Table 8 Time consumption statistics for the main baseline model on the Gowalla dataset

6 Conclusion

We propose a bidirectional multi-sequence decoupling fusion model for sequential recommendation. (BMDF-SR) Unlike traditional SR models that simply merge context information with item sequences during the embedding phase, our approach treats context information as independent sequences and computes attention matrices for each of them separately, which effectively reduces the complexity of attention matrix computation. Additionally, the attention matrices for each context sequence are independently calculated, reducing interference between heterogeneous information when merging attention matrices, which enables the model to distinguish between these diverse elements of information effectively.

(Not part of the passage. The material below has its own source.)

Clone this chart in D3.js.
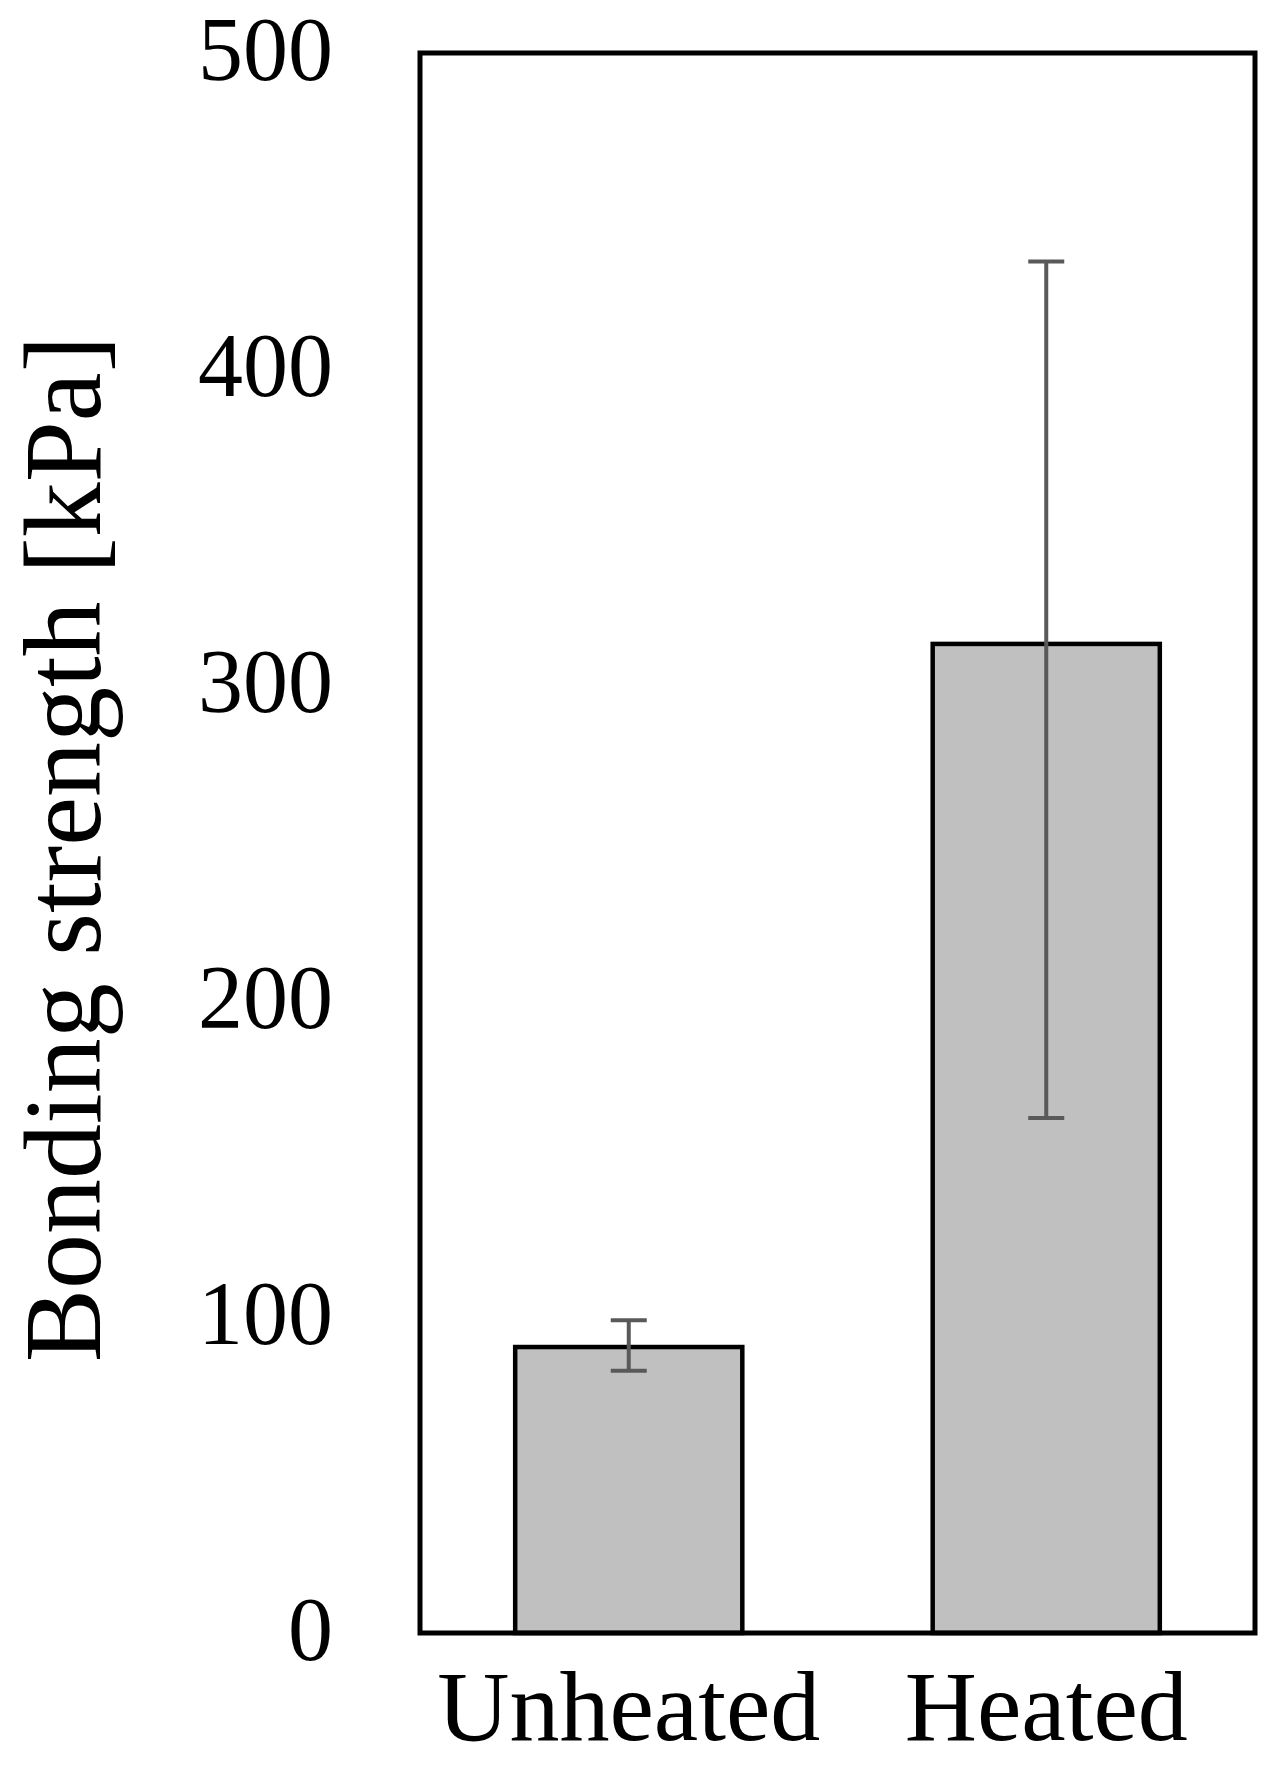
<!DOCTYPE html>
<html>
<head>
<meta charset="utf-8">
<script src="https://cdn.jsdelivr.net/npm/d3@7"></script>
<style>
  body { margin: 0; background: #fff; }
  text { font-family: "Liberation Serif", "Times New Roman", serif; fill: #000; }
</style>
</head>
<body>
<script>
var categories = ["Unheated", "Heated"];
var means = [90.5, 313];
var errLow = [83, 163];
var errHigh = [99, 434];
var yTicks = [0, 100, 200, 300, 400, 500];

var margin = { top: 53, right: 25, bottom: 135, left: 420 },
  width = 1280 - margin.left - margin.right,
  height = 1768 - margin.top - margin.bottom;

var x = d3.scaleBand().domain(categories).range([0, width]).paddingInner(0.456).paddingOuter(0.228);
var y = d3.scaleLinear().domain([0, 500]).range([height, 0]);

var svg = d3
  .select("body")
  .append("svg")
  .attr("width", 1280)
  .attr("height", 1768)
  .append("g")
  .attr("transform", "translate(" + margin.left + "," + margin.top + ")");

// bars
svg
  .selectAll(".bar")
  .data(categories)
  .enter()
  .append("rect")
  .attr("class", "bar")
  .attr("x", function (d) { return x(d); })
  .attr("width", x.bandwidth())
  .attr("y", function (d, i) { return y(means[i]); })
  .attr("height", function (d, i) { return height - y(means[i]); })
  .style("fill", "#c0c0c0")
  .style("stroke", "#000")
  .style("stroke-width", 4.5);

// error bars
var err = svg.selectAll(".err").data(categories).enter().append("g").attr("class", "err")
  .style("stroke", "#595959").style("stroke-width", 4);

err.append("line")
  .attr("x1", function (d) { return x(d) + x.bandwidth() / 2; })
  .attr("x2", function (d) { return x(d) + x.bandwidth() / 2; })
  .attr("y1", function (d, i) { return y(errLow[i]); })
  .attr("y2", function (d, i) { return y(errHigh[i]); });

[errLow, errHigh].forEach(function (arr) {
  err.append("line")
    .attr("x1", function (d) { return x(d) + x.bandwidth() / 2 - 18; })
    .attr("x2", function (d) { return x(d) + x.bandwidth() / 2 + 18; })
    .attr("y1", function (d, i) { return y(arr[i]); })
    .attr("y2", function (d, i) { return y(arr[i]); });
});

// axes
var yAxis = d3.axisLeft(y).tickValues(yTicks).tickSize(0).tickPadding(87);
var gy = svg.append("g").call(yAxis);
gy.select(".domain").remove();
gy.selectAll("text")
  .attr("dy", "0.29em")
  .style("font-size", "90px")
  .style("font-family", "Liberation Serif");

var xAxis = d3.axisBottom(x).tickSize(0);
var gx = svg.append("g").attr("transform", "translate(0," + height + ")").call(xAxis);
gx.select(".domain").remove();
gx.selectAll("text")
  .attr("y", 107)
  .attr("dy", 0)
  .style("font-size", "100px")
  .style("font-family", "Liberation Serif");

// frame
svg.append("rect")
  .attr("width", width)
  .attr("height", height)
  .style("fill", "none")
  .style("stroke", "#000")
  .style("stroke-width", 5);

// y label
svg.append("text")
  .attr("transform", "translate(" + (100 - margin.left) + "," + (849 - margin.top) + ") rotate(-90)")
  .style("text-anchor", "middle")
  .style("font-size", "110px")
  .text("Bonding strength [kPa]");
</script>
</body>
</html>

Furthermore, we adopt a stacked three-layer seq2seq approach to model the bidirectional dependency relationship between item sequences and context sequences, thereby enhancing the model’s robustness to noise and missing data in the sequences. Moreover, to address the cold-start issue, we design a preference fusion module (PF) to integrate users’ static preferences, thereby improving the model’s accuracy in predicting the next interaction. We conducted extensive experiments on four real datasets, demonstrating the superiority of our proposed BMDF-SR method over baseline approaches.